* TASK DESCRIPTION *
Assemble all lines in which the string "this" appears.

* PROVIDED INFORMATION *
+ + + + + + +

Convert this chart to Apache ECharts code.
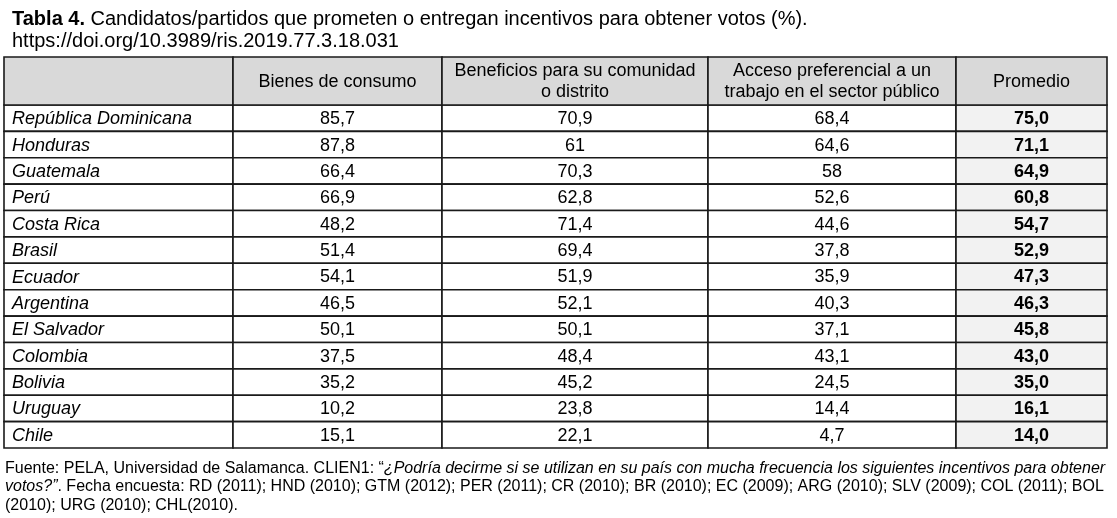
<!DOCTYPE html>
<html>
<head>
<meta charset="utf-8">
<script src="https://cdn.jsdelivr.net/npm/echarts@6/dist/echarts.min.js"></script>
<style>
  html, body { margin: 0; padding: 0; background: #fff; }
  #tabla { width: 1117px; height: 518px; }
</style>
</head>
<body>
<div id="tabla"></div>
<script>
// datos de la tabla (%)
const paises = ['República Dominicana', 'Honduras', 'Guatemala', 'Perú', 'Costa Rica', 'Brasil',
    'Ecuador', 'Argentina', 'El Salvador', 'Colombia', 'Bolivia', 'Uruguay', 'Chile'];
const bienes = [85.7, 87.8, 66.4, 66.9, 48.2, 51.4, 54.1, 46.5, 50.1, 37.5, 35.2, 10.2, 15.1];
const beneficios = [70.9, 61, 70.3, 62.8, 71.4, 69.4, 51.9, 52.1, 50.1, 48.4, 45.2, 23.8, 22.1];
const acceso = [68.4, 64.6, 58, 52.6, 44.6, 37.8, 35.9, 40.3, 37.1, 43.1, 24.5, 14.4, 4.7];
const promedio = [75.0, 71.1, 64.9, 60.8, 54.7, 52.9, 47.3, 46.3, 45.8, 43.0, 35.0, 16.1, 14.0];
const encabezados = ['', 'Bienes de consumo', 'Beneficios para su comunidad\no distrito',
    'Acceso preferencial a un\ntrabajo en el sector público', 'Promedio'];

// bordes de columna en unidades del eje x (ancho total de la tabla)
const colEdges = [0, 229, 438, 704, 952, 1103];
const FONT = '"Liberation Sans", Arial, sans-serif';
const LINE = '#1a1a1a';

const fmt = v => String(v).replace('.', ',');
const fmt1 = v => v.toFixed(1).replace('.', ',');

// celdas del cuerpo: [columna, fila, texto]
const bodyCells = [];
paises.forEach((p, i) => {
    bodyCells.push([0, i, p]);
    bodyCells.push([1, i, fmt(bienes[i])]);
    bodyCells.push([2, i, fmt(beneficios[i])]);
    bodyCells.push([3, i, fmt(acceso[i])]);
    bodyCells.push([4, i, fmt1(promedio[i])]);
});
const headCells = encabezados.map((t, c) => [c, 0, t]);

function cellRender(isHeader) {
    return function (params, api) {
        const c = api.value(0);
        const row = api.value(1);
        const text = isHeader ? headCells[params.dataIndex][2] : bodyCells[params.dataIndex][2];
        const p0 = api.coord([colEdges[c], row]);
        const p1 = api.coord([colEdges[c + 1], row]);
        const h = api.size([0, 1])[1];
        const x0 = p0[0], x1 = p1[0], y0 = p0[1] - h / 2;

        let fill = '#ffffff';
        if (isHeader) fill = '#d9d9d9';
        else if (c === 4) fill = '#f2f2f2';

        let font = '18px ' + FONT;
        if (!isHeader && c === 0) font = 'italic 18px ' + FONT;
        if (!isHeader && c === 4) font = 'bold 18px ' + FONT;

        const left = !isHeader && c === 0;
        return {
            type: 'group',
            children: [{
                type: 'rect',
                shape: { x: x0, y: y0, width: x1 - x0, height: h },
                style: { fill: fill, stroke: LINE, lineWidth: 1.6 }
            }, {
                type: 'text',
                style: {
                    text: text,
                    x: left ? x0 + 8 : (x0 + x1) / 2,
                    y: p0[1] + 1,
                    textAlign: left ? 'left' : 'center',
                    textVerticalAlign: 'middle',
                    font: font,
                    lineHeight: 21,
                    fill: '#000'
                }
            }]
        };
    };
}

const chart = echarts.init(document.getElementById('tabla'));
chart.setOption({
    animation: false,
    title: [{
        left: 7, top: 3,
        text: '{b|Tabla 4.} Candidatos/partidos que prometen o entregan incentivos para obtener votos (%).\nhttps://doi.org/10.3989/ris.2019.77.3.18.031',
        textStyle: {
            fontFamily: FONT, fontSize: 20, fontWeight: 'normal', color: '#000', lineHeight: 22,
            rich: { b: { fontFamily: FONT, fontSize: 20, fontWeight: 'bold', color: '#000', lineHeight: 22 } }
        }
    }, {
        left: 0, top: 454,
        text: 'Fuente: PELA, Universidad de Salamanca. CLIEN1: “{i|¿Podría decirme si se utilizan en su país con mucha frecuencia los siguientes incentivos para obtener}\n{i|votos?”}. Fecha encuesta: RD (2011); HND (2010); GTM (2012); PER (2011); CR (2010); BR (2010); EC (2009); ARG (2010); SLV (2009); COL (2011); BOL\n(2010); URG (2010); CHL(2010).',
        textStyle: {
            fontFamily: FONT, fontSize: 16, fontWeight: 'normal', color: '#000', lineHeight: 18.5,
            rich: { i: { fontFamily: FONT, fontSize: 16, fontStyle: 'italic', color: '#000', lineHeight: 18.5 } }
        }
    }],
    grid: [
        { left: 4, width: 1103, top: 105, height: 343 },
        { left: 4, width: 1103, top: 57, height: 48 }
    ],
    xAxis: [
        { type: 'value', gridIndex: 0, min: 0, max: colEdges[colEdges.length - 1], show: false },
        { type: 'value', gridIndex: 1, min: 0, max: colEdges[colEdges.length - 1], show: false }
    ],
    yAxis: [
        { type: 'category', gridIndex: 0, data: paises, inverse: true, show: false },
        { type: 'category', gridIndex: 1, data: ['encabezado'], show: false }
    ],
    series: [{
        type: 'custom',
        xAxisIndex: 0, yAxisIndex: 0,
        renderItem: cellRender(false),
        encode: { x: 0, y: 1 },
        data: bodyCells.map(d => [d[0], d[1]]),
        silent: true
    }, {
        type: 'custom',
        xAxisIndex: 1, yAxisIndex: 1,
        renderItem: cellRender(true),
        encode: { x: 0, y: 1 },
        data: headCells.map(d => [d[0], d[1]]),
        silent: true
    }]
});
</script>
</body>
</html>
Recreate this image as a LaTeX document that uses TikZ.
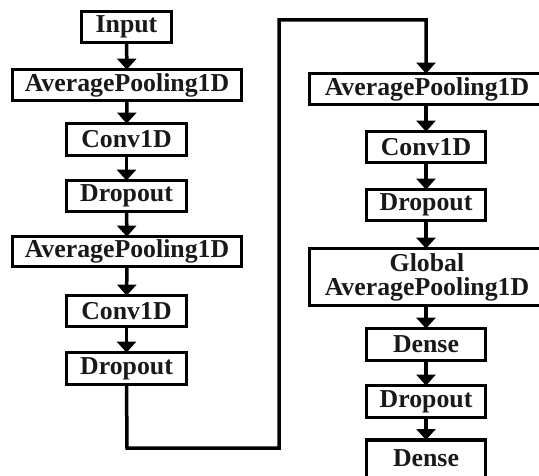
\documentclass[tikz,border=0pt]{standalone}
\usepackage{fontspec}
\setmainfont{Liberation Serif}
\usetikzlibrary{arrows.meta}
\tikzset{
  blk/.style={draw, line width=3.2pt, rectangle, inner sep=0pt, outer sep=0pt,
    font=\bfseries\fontsize{25.8}{26}\selectfont, text=black!90},
  arr/.style={line width=3.5pt, -{Triangle[width=19pt,length=11pt]}}
}
\newcommand{\blkat}[6]{% name, x1, x2, y1, y2, text
  \node[blk, minimum width={#3-#2-3.2}, minimum height={#5-#4-3.2}] (#1) at ({(#2+#3)/2},{(#4+#5)/2}) {#6};}
\begin{document}
\begin{tikzpicture}[x=1pt,y=-1pt]
\useasboundingbox (0,0) rectangle (539,476);
% left column
\blkat{in1}{80}{173}{10}{44}{Input}
\blkat{ap1}{11}{243}{68}{102}{AveragePooling1D}
\blkat{cv1}{65}{188}{122}{157}{Conv1D}
\blkat{dr1}{65}{188}{179}{213}{Dropout}
\blkat{ap2}{11}{243}{235}{268}{AveragePooling1D}
\blkat{cv2}{65}{188}{294}{328}{Conv1D}
\blkat{dr2}{65}{188}{351}{386}{Dropout}
% right column
\blkat{ap3}{308}{546}{72}{106}{AveragePooling1D}
\blkat{cv3}{365}{487}{130}{164}{Conv1D}
\blkat{dr3}{365}{487}{188}{222}{Dropout}
\node[blk, minimum width={238-3.2}, minimum height={60-3.2}, align=center] (gap) at (427,277) {Global\\[-2pt]AveragePooling1D};
\blkat{de1}{365}{487}{327}{362}{Dense}
\blkat{dr4}{365}{487}{384}{419}{Dropout}
\node[blk, minimum width={122-3.2}, minimum height={44-3.2}, anchor=north] (de2) at (426,440) {\raisebox{5pt}{Dense}};
% arrows
\draw[arr] (in1) -- (ap1);
\draw[arr] (ap1) -- (cv1);
\draw[arr] (cv1) -- (dr1);
\draw[arr] (dr1) -- (ap2);
\draw[arr] (ap2) -- (cv2);
\draw[arr] (cv2) -- (dr2);
\coordinate (b1) at (127,448);
\coordinate (b2) at (279,448);
\coordinate (t1) at (279,20);
\coordinate (t2) at (426,20);
\draw[arr, line join=miter] (dr2.south) -- (b1) -- (b2) -- (t1) -- (t2) -- (ap3.north -| t2);
\draw[arr] (ap3.south -| cv3) -- (cv3);
\draw[arr] (cv3) -- (dr3);
\draw[arr] (dr3) -- (gap.north -| dr3);
\draw[arr] (gap.south -| de1) -- (de1);
\draw[arr] (de1) -- (dr4);
\draw[arr] (dr4) -- (de2);
\end{tikzpicture}
\end{document}
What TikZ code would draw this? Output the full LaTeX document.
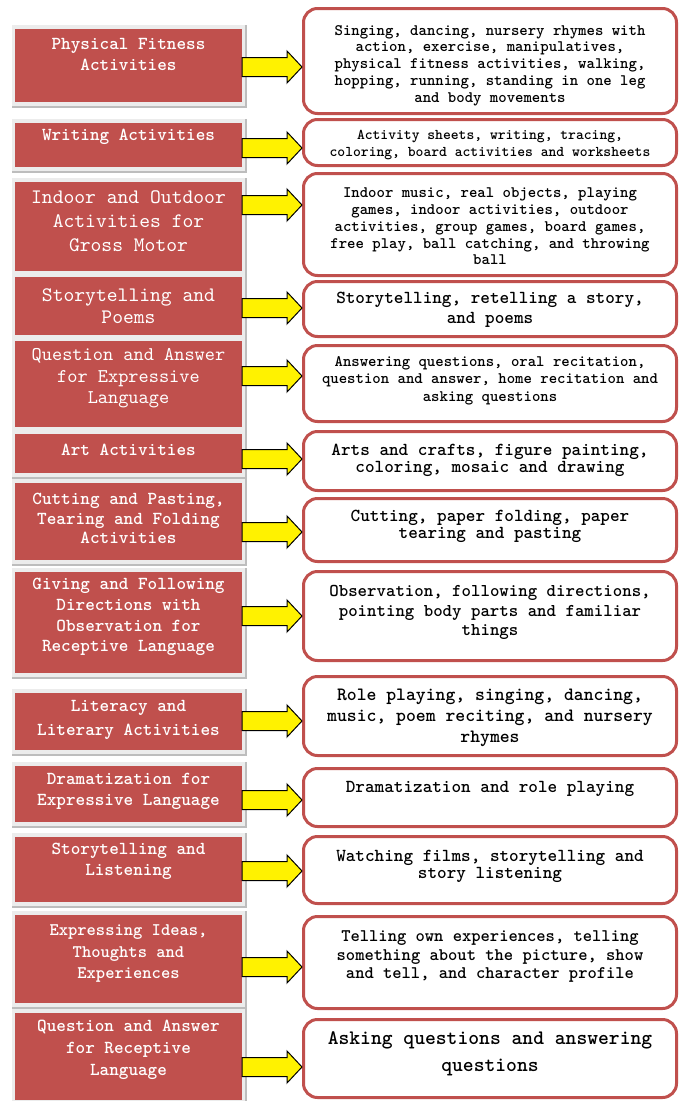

+ + + + + + +

* RESPONSE *
Convert this chart to Apache ECharts code.
Recreate this image as a LaTeX document that uses TikZ.
What TikZ code would draw this? Output the full LaTeX document.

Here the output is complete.